O embaixador do Haiti nos Estados Unidos criticou Robertson e defendeu que o processo de libertação do Haiti deu início à onda independentista de toda a América – o que possibilitou inclusive, a expansão territorial dos Estados Unidos.

Para a jornalista Chideya, no entanto, talvez fosse melhor o Haiti ter feito um pacto com o Diabo do que com a França. “Depois de ser derrotado militarmente pelo revolucionário Toussaint L’Ouverture, o poder colonial francês exigiu do Haiti uma reparação”, escreve ela, equivalente nos dias de hoje a aproximadamente US$ 20 bilhões. “O efeito cascata deste acordo não pode ser subestimado” – a dívida da “independência” foi quitada apenas em 1947.

A história do Haiti, São Domingos até a independência, em 1804, está ligada à história da Revolução Francesa e à luta pelo fim da escravidão nas Américas. Ela tem início em 1791, quando a notícia de que a escravidão havia sido abolida pelos revolucionários franceses chega à ilha. Toussaint ascenderia à liderança dos revoltosos a partir de 1794.

É uma história rica em detalhes, o que pode levar a alguns tropeços informativos que, no geral, não mudam a essência – uma luta pelo fim da escravidão e da dominação europeia empreendida por negros e mestiços.

O negro Toussaint L’Ouverture, filho de um chefe tribal africano, por exemplo, é uma das figuras mais importantes da história de libertação do Haiti, mas a derrota final das dezenas de milhares de soldados das tropas francesas de Napoleão 1º, o Bonaparte, foi concretizada por homens que haviam estado sob seu comando – ele, sem romper definitivamente com a França, morreu na prisão na metrópole no começo do século XIX – e não em meados, quando Luís Bonaparte, o 3º, referido por Robertson, subiu ao poder (1848).

Foi uma guerra racial sangrenta, com execuções de brancos e de negros, e grandes queimadas que destruíram o país. Ao final dela, a escravidão permaneceu abolida (contra os planos de Napoleão) e o Haiti deixou de ser uma colônia francesa. Uma consequência disto foi o fortalecimento das tradições econômicas (como a agricultura de subsistência) e religiosas de origem africana – praticadas pelos líderes da revolta, uma mitologia que parece ter influenciado diretamente a avaliação do pastor evangélico Pat Robertson.

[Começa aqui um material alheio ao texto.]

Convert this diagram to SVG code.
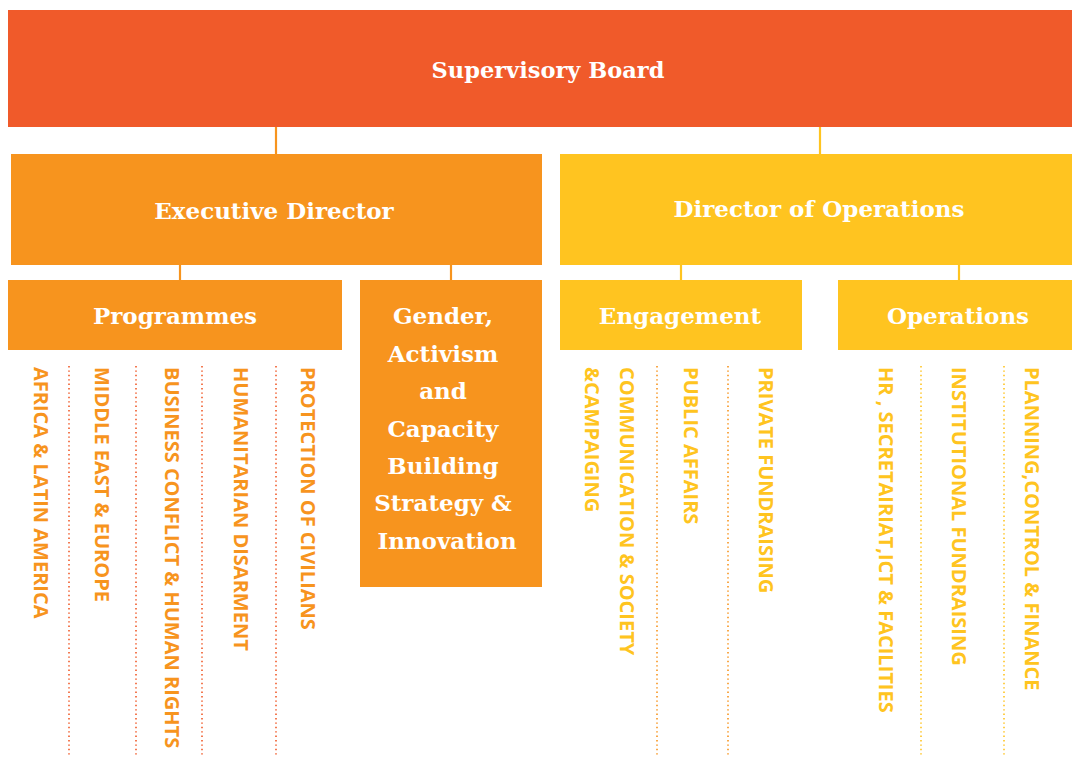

No texto “O épico e o trágico na história do Haiti” (2004), uma resenha do clássico Os Jacobinos Negros (Boitempo), de C.L.R. James, o historiador brasileiro Jacob Gorender procura discutir por que o Haiti, que no início do século 19 era a colônia mais produtiva das Américas e a primeira a conquistar a Independência

nacional, não teve “uma trajetória progressista, mas, ao contrário, se tornasse o país mais pobre do continente, talvez um dos mais pobres do mundo?”

Para Gorender, a ousadia dos cerca de meio milhão de negros e mestiços do país foi punida por uma espécie de “quarentena” após a independência, que o país sofreu mesmo das nações latino-americanas recém-emancipadas.

“Quando exilado, Simon Bolivar encontrou abrigo no Haiti”, onde recebeu proteção, ajuda financeira, dinheiro, armas e até uma prensa tipográfica, escreveu Gorender. “No entanto, Simon Bolivar excluiu o Haiti dos países latino-americanos convidados à Conferência do Panamá, em 1826. O isolamento internacional acentuou o atraso e agravou as dificuldades históricas, após uma das mais heróicas lutas emancipadoras do hemisfério ocidental.”

Do ponto de vista político, para Gorender, “Toussaint não conseguiu perceber que, da Convenção de 1789 ao consulado bonapartista, a Revolução Francesa infletiu para a direita, mudando as características do regime político no país, como também afastando-se da posição inicial com relação à escravidão nas colônias.”

Quando os escravos viram-se definitivamente livres do trabalho compulsório nas plantações de cana e nos engenhos de açúcar, o Haiti saiu do mercado mundial do açúcar. “De colônia mais produtiva das Américas passou a país independente pauperizado e fora de um intercâmbio favorável na economia internacional”, avalia Gorender.